Cette montée en gamme et ces investissements vont de pair avec l’ouverture du marché chinois «continental». Alors patron de Cartier, Richard Lepeu se souvient d’avoir inauguré la première boutique de la marque à Shanghai en 1999. «On savait depuis longtemps que les Chinois adoraient nos montres, spécialement celles en or. Mais il y avait jusqu’alors des barrières douanières et nous touchions cette clientèle uniquement via Macao ou Hongkong. A partir de cette époque, on a pu investir le marché plus directement…»

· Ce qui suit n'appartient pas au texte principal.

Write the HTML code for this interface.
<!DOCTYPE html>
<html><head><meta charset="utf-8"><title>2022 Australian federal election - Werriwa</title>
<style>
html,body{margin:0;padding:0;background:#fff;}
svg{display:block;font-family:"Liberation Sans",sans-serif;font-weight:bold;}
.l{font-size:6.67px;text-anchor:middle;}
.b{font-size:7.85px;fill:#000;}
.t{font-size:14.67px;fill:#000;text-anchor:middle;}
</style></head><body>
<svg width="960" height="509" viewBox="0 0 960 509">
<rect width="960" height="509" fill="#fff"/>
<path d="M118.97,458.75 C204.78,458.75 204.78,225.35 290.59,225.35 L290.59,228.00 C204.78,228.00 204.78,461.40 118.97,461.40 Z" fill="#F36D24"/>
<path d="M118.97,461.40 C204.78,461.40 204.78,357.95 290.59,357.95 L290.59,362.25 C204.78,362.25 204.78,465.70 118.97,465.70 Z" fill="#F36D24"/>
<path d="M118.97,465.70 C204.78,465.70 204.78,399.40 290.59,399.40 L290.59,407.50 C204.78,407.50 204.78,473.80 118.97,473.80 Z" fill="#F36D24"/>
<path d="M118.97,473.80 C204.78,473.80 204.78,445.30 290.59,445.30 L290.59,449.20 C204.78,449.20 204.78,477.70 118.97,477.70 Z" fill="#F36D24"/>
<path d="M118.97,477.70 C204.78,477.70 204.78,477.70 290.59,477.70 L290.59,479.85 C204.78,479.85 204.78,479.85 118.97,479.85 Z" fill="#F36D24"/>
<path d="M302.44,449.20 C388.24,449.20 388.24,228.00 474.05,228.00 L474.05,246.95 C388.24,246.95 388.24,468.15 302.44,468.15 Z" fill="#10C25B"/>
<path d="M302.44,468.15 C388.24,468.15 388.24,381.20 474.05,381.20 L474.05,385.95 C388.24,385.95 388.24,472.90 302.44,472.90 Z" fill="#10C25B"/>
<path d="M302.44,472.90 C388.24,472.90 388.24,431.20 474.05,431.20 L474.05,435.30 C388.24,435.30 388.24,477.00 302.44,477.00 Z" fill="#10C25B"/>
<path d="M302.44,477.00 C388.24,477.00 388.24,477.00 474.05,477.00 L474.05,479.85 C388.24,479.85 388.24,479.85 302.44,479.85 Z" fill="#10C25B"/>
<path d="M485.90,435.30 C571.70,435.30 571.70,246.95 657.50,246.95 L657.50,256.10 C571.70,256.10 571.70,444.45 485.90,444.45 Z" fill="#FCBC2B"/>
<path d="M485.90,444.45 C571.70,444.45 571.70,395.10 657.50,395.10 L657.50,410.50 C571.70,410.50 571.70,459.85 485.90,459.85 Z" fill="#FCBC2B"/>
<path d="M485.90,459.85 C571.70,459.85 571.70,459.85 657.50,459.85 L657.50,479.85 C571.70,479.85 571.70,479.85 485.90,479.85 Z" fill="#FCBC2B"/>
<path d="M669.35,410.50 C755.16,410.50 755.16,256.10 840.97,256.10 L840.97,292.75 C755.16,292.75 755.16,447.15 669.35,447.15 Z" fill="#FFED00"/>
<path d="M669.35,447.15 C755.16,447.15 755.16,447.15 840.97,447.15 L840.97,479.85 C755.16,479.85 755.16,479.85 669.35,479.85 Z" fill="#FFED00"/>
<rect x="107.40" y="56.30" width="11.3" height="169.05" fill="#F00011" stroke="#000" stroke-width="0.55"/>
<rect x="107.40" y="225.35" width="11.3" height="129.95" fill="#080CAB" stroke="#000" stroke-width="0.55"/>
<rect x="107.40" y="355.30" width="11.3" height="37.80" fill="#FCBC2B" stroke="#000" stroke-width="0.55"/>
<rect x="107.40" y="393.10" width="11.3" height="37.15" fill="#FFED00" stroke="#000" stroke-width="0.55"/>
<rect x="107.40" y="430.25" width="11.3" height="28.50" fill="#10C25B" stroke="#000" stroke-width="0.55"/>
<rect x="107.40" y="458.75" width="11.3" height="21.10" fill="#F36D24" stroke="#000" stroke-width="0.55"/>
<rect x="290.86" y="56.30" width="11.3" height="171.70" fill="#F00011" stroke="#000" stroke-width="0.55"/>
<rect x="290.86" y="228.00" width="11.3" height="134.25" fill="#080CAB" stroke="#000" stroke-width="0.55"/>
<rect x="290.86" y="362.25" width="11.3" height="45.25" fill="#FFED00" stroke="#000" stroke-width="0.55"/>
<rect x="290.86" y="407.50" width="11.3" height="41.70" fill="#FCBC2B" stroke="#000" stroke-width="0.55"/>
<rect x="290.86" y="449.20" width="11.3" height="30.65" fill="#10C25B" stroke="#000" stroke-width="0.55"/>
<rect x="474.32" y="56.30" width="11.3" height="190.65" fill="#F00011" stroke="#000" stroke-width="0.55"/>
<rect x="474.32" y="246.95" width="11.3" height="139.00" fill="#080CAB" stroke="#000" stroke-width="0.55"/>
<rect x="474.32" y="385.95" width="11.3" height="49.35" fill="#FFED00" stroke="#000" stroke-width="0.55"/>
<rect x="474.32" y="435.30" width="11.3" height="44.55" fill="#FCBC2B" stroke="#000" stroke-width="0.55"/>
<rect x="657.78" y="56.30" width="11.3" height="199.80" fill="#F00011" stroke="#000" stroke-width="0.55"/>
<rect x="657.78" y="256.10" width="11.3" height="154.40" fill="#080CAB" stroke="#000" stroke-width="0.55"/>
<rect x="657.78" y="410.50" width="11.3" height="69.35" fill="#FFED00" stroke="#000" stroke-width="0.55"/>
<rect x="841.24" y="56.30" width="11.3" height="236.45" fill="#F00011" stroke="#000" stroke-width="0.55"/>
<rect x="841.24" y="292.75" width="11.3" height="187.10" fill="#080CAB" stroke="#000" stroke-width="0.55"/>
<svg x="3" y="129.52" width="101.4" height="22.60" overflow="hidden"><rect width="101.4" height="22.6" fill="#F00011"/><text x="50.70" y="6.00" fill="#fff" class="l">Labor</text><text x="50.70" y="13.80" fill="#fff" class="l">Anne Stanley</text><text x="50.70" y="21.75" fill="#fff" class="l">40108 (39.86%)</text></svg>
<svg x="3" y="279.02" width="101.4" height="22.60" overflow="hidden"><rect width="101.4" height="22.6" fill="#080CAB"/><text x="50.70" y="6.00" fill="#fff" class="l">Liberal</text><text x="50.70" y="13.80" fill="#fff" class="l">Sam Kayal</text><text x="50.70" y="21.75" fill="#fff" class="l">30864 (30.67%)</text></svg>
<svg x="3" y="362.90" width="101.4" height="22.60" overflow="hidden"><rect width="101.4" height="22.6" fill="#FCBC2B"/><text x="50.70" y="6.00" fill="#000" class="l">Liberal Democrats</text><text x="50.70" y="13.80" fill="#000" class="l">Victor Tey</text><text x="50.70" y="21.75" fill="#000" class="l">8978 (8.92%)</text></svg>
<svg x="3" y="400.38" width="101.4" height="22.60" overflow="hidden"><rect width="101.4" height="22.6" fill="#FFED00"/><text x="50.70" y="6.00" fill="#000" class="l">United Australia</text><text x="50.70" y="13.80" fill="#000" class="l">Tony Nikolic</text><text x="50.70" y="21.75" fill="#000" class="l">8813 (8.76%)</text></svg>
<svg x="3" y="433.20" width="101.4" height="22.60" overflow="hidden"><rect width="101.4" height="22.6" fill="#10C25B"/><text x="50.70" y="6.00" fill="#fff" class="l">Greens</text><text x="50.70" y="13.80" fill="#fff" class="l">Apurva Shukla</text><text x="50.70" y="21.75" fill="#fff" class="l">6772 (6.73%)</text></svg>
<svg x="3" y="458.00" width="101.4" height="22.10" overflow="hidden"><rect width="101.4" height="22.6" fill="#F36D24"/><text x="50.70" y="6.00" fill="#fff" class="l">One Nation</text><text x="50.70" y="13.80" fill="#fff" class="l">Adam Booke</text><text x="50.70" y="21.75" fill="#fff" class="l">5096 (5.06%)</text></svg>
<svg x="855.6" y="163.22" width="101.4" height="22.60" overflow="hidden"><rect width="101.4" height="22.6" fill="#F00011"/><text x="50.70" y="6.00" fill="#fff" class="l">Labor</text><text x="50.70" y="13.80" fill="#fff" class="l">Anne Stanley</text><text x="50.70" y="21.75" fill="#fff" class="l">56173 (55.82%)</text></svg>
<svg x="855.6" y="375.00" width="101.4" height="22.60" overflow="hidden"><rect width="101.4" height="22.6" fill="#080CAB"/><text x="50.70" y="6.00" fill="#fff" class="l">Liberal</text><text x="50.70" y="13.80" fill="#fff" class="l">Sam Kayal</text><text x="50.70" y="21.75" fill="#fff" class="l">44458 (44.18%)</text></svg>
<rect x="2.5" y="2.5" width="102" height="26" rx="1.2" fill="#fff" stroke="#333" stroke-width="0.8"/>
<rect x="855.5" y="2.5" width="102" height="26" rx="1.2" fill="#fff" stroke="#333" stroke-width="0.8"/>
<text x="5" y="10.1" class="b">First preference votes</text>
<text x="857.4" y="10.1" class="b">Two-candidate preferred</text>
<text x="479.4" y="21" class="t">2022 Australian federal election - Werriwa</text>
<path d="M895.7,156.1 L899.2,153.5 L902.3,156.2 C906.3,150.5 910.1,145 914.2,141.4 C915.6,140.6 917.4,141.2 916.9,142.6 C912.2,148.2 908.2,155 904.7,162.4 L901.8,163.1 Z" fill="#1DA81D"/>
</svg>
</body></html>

© Florent Collioud, Le Temps
© Florent Collioud, Le Temps

Les horlogers investissent dès lors directement dans les circuits de distribution. «Pour les marques de luxe, il est essentiel de contrôler la distribution pour maîtriser leur image vis-à-vis de la clientèle», rappelle Pierre-Yves Donzé. Jusque-là, la plupart des entreprises horlogères travaillaient via des agents dans le monde entier sans vendre leurs montres en direct. A l’exception de Rolex (qui, encore aujourd’hui, ne possède toujours qu’une seule boutique dans le monde, à Genève), toutes les autres marques se mettront à la distribution. «Nous avons intégré les agents et mieux sélectionné nos détaillants», résume Richard Lepeu.

L’arrivé d’Internet aura également un impact sur la distribution même si les horlogers traditionnels mettront du temps à passer à l’e-commerce – certain, comme Rolex, n’y sont d’ailleurs toujours officiellement pas. La naissance des plateformes de financement participatif autour de 2010 permettra à des centaines de nouvelles marques horlogères financées par les utilisateurs de voir le jour.Les forums de passionnés voyant le jour durant cette période permettront en outre de remettre à jour de vieilles marques tombées dans l’oubli. Par exemple Moranbong, originaire de… Corée du Nord.

* Pierre-Yves Donzé, «L’Invention du luxe. Histoire de l’industrie horlogère à Genève de 1815 à nos jours», Editions Alphil.